After years of running on our on premise server infrastructure, DeployBot has finally ascended into The Cloud. We've migrated all our services into the Amazon Web Services infrastructure and with that we made a lot of performance and reliability improvements.

As some of you know, DeployBot sprouted from Beanstalk, version control hosting created by Wildbit, basically us. We used to share all our infrastructure with Beanstalk and over the last year decoupled almost everything. However, some infrastructure decisions were carried over from Beanstalk and were less optimal than what we wanted for a new product. Our new shiny AWS setup helped us solve a lot of these old pains.

Performance!

Here's what our 7 day web transactions graph looked like before:

7 day web transactions graph
Before migration

And here is what it looks like today:

Current web transactions graph
After migration to AWS

The average response time from our application decreased from 471ms to 152ms. That is more than 3x improvement. Our users' browsers are now also able to display pages almost 30% faster. We are very happy with this result. 
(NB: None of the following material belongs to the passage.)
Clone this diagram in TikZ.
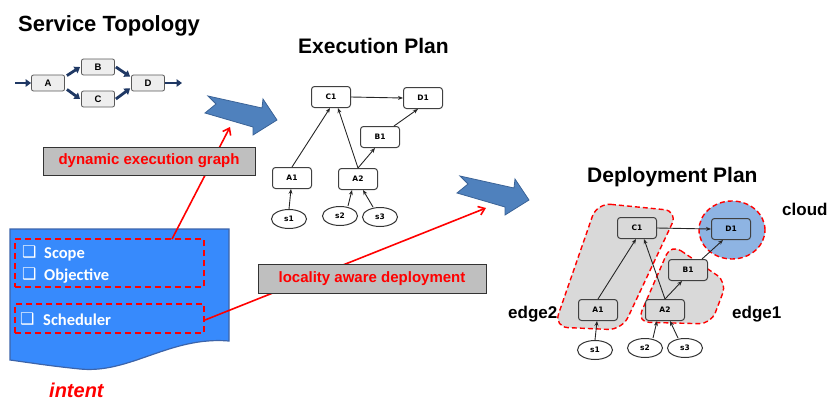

We've also increased the amount of deployment servers in our cluster, so now your deployments should start processing faster than they were before as the queues are shorter. The load is also smaller on each server leading to faster deployments.

Reliability and scalability

Since our customers rely on us for their critical workflows, we took this migration as a chance to improve the reliability of our infrastructure. Among other things, here are the main things we worked on:

  • We separated our deployment servers into shards. This both improves isolation in case of failures and performance, since each shard now has more storage leading to longer persisting caches.
  • We moved to highly available database cluster, with automatic failovers, spanning 2 availability zones, with data encryption and multiple backups.
  • We moved to highly available Redis cluster, with automatic failovers, eliminating our previous Single Point of Failure.
  • We now track an insane amount of metrics about all the services we run, giving us much greater insight into all the pieces of the puzzle when something goes wrong.
  • We now have a highly available load balancer for the web application, spanning 2 availability zones.
  • We got on-the-fly disk space resizes for all machines and ability to upgrade/downgrade instances without losing any data, to make scaling easier.
  • We finally moved to the latest stable Docker version. This fixes a lot of small and big issues our previous ancient version of Docker was having.
  • Active FTP mode is no longer disabled for a server using Build Tools, thanks to our new network configuration.

We're very glad about the migration and hope that you see the improvement! Let us know what you think.